# TO DO:
Find each line with "chart" and copy it.

# DATA EXCERPTS:
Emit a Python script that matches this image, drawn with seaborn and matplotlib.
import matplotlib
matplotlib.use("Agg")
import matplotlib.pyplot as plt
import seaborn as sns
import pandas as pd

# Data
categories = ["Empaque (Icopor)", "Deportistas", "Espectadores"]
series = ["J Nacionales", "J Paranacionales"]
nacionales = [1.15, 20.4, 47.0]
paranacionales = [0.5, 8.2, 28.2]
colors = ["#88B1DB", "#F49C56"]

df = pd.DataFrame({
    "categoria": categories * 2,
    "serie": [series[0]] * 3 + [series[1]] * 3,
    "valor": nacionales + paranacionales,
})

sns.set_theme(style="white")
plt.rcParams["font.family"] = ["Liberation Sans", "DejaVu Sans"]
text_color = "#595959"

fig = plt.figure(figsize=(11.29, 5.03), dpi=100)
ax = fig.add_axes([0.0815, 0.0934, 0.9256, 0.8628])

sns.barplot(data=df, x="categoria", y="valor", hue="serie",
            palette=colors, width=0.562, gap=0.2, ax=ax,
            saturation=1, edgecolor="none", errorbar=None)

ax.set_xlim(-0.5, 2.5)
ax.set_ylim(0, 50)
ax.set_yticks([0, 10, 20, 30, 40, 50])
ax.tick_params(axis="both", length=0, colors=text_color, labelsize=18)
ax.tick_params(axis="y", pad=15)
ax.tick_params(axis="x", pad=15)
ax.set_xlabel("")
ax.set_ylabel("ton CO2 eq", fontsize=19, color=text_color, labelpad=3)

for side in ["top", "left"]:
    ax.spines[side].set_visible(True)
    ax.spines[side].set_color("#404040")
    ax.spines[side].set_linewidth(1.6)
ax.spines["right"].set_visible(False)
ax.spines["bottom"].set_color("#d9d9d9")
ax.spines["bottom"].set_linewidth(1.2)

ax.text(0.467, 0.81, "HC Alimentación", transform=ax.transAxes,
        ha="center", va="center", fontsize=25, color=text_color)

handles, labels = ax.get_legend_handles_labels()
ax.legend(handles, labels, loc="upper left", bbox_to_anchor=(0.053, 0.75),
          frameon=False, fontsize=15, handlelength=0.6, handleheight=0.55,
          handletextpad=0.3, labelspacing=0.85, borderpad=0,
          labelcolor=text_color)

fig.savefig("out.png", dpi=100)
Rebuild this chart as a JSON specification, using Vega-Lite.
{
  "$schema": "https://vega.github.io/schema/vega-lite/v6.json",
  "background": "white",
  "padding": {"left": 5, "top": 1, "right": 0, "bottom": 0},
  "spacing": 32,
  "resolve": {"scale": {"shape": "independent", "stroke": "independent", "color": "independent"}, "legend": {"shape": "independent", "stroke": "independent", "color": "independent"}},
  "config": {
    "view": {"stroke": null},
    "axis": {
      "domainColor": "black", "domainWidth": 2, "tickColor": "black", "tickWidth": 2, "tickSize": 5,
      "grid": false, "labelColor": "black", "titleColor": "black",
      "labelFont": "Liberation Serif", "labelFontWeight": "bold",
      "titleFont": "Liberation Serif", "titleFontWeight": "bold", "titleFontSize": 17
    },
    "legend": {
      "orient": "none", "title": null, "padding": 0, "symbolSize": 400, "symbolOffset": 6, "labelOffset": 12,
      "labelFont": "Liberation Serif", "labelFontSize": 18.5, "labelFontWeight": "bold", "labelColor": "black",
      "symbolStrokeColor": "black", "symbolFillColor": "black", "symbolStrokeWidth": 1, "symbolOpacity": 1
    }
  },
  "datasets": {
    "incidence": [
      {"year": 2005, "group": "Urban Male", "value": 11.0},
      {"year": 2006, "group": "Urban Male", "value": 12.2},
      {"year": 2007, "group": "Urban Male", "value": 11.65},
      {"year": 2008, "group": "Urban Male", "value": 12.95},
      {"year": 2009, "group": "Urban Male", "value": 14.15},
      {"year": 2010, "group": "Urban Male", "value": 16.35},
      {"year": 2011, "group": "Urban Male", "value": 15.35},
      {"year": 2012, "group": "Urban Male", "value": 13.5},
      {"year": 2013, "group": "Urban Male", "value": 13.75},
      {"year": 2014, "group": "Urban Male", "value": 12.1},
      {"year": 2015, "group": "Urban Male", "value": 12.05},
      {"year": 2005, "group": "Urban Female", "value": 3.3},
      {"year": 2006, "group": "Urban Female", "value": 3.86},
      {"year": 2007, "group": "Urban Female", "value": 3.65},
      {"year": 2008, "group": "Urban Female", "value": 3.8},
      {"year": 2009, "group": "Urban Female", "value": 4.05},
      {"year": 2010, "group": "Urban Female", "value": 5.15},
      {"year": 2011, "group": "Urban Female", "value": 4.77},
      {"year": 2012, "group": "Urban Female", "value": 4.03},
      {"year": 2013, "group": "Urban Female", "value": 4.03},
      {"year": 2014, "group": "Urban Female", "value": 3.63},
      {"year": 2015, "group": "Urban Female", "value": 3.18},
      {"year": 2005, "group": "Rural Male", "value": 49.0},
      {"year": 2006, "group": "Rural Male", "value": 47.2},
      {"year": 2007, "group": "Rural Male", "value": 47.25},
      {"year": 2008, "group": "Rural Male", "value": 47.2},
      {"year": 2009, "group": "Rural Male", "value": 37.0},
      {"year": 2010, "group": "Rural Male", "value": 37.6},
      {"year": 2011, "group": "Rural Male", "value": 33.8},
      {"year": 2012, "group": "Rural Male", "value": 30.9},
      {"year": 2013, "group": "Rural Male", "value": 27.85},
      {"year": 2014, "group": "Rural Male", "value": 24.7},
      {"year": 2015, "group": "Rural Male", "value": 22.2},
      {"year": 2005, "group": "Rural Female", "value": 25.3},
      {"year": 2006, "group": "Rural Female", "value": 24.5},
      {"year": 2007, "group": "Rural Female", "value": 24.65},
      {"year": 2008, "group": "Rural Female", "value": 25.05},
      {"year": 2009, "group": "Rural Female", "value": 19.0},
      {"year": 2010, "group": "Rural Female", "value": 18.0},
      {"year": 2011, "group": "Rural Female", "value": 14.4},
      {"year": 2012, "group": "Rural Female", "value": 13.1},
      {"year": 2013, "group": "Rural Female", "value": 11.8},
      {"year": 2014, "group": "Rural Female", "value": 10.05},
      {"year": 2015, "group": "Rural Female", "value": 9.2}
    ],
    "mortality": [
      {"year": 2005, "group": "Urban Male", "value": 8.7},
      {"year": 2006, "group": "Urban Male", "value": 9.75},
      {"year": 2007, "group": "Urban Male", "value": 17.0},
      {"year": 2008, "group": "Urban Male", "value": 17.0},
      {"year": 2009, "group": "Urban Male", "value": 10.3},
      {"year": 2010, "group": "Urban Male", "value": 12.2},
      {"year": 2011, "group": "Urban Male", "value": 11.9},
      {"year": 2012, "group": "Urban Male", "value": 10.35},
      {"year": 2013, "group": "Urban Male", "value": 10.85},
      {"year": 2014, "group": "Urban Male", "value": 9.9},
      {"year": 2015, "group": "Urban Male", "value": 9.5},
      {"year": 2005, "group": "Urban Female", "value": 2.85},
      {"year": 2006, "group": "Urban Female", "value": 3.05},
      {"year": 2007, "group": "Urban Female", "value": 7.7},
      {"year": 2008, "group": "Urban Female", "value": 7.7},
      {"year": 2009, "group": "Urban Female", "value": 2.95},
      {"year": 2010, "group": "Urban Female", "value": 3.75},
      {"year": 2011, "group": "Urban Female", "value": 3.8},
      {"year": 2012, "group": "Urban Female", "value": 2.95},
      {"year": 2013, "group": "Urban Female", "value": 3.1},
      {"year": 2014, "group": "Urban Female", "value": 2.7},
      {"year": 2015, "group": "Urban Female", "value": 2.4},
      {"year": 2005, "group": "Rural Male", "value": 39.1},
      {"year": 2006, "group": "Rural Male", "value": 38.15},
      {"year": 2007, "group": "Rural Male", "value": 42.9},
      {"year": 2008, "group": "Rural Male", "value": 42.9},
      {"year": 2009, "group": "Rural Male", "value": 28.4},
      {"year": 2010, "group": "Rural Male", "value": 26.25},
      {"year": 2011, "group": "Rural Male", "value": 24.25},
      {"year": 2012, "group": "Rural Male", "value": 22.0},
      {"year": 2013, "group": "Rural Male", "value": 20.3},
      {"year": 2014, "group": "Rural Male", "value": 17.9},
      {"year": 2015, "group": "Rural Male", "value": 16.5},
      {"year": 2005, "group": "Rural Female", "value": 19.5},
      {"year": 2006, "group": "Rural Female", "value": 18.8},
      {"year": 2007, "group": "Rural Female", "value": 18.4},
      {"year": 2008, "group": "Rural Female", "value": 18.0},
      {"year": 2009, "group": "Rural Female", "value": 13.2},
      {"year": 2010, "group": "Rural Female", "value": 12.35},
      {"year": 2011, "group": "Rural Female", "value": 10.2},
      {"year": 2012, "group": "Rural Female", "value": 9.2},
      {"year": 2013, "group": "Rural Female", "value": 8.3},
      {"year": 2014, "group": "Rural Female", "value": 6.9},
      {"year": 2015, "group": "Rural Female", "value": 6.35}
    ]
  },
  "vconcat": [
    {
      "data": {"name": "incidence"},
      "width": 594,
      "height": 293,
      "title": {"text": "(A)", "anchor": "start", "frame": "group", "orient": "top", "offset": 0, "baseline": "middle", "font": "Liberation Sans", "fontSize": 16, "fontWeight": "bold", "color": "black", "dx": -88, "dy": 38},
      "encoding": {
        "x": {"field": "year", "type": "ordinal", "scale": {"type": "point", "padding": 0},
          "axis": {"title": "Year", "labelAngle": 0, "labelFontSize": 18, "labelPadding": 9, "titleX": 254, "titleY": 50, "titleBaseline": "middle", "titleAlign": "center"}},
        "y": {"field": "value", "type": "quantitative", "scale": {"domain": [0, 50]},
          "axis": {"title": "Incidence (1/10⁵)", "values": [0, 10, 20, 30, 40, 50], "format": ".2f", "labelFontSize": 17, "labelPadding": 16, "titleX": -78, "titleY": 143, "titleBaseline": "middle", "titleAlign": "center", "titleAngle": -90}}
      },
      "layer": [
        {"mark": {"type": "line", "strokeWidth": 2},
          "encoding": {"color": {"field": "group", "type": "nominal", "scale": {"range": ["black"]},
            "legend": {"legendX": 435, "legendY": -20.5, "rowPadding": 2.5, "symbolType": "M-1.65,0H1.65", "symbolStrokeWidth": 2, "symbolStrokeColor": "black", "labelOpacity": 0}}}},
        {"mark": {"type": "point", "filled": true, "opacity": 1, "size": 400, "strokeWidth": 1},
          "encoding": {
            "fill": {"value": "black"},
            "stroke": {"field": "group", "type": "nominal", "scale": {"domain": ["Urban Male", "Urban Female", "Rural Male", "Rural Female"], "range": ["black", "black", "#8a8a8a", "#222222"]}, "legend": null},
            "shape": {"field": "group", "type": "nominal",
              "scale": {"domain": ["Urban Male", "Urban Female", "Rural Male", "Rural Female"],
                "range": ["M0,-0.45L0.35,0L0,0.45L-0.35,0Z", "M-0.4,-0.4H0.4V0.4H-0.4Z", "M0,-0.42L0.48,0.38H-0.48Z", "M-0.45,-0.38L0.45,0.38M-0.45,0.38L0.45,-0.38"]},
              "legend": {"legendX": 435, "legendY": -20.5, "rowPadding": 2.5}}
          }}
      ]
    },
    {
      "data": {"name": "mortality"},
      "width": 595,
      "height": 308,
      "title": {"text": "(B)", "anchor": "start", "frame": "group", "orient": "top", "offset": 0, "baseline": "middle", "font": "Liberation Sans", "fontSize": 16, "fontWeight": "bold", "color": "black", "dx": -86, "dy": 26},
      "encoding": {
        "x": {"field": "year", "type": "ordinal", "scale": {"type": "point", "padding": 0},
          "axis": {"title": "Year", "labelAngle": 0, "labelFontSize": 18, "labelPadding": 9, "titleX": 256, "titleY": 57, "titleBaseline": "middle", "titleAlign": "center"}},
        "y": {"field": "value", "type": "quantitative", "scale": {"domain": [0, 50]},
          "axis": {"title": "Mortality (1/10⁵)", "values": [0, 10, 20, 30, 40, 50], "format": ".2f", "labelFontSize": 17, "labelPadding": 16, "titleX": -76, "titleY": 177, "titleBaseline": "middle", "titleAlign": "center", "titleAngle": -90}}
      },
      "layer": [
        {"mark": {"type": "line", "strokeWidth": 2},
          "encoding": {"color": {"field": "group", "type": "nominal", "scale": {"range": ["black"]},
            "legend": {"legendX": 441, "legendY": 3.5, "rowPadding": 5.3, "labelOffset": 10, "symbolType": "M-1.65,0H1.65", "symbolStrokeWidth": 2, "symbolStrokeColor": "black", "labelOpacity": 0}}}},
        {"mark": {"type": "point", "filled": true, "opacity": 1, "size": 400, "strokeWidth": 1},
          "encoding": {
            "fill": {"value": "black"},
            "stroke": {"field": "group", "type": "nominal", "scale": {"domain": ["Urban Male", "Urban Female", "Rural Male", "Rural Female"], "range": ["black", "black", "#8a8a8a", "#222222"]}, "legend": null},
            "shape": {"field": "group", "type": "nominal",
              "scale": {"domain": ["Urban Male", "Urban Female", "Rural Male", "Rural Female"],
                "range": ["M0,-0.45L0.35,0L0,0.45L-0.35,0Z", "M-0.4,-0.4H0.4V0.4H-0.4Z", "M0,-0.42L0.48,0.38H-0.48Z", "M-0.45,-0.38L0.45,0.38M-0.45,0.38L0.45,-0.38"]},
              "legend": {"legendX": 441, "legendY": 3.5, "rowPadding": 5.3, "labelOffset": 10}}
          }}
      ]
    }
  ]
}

# EXERCISE ANSWER:
Rebuild this chart as a JSON specification, using Vega-Lite.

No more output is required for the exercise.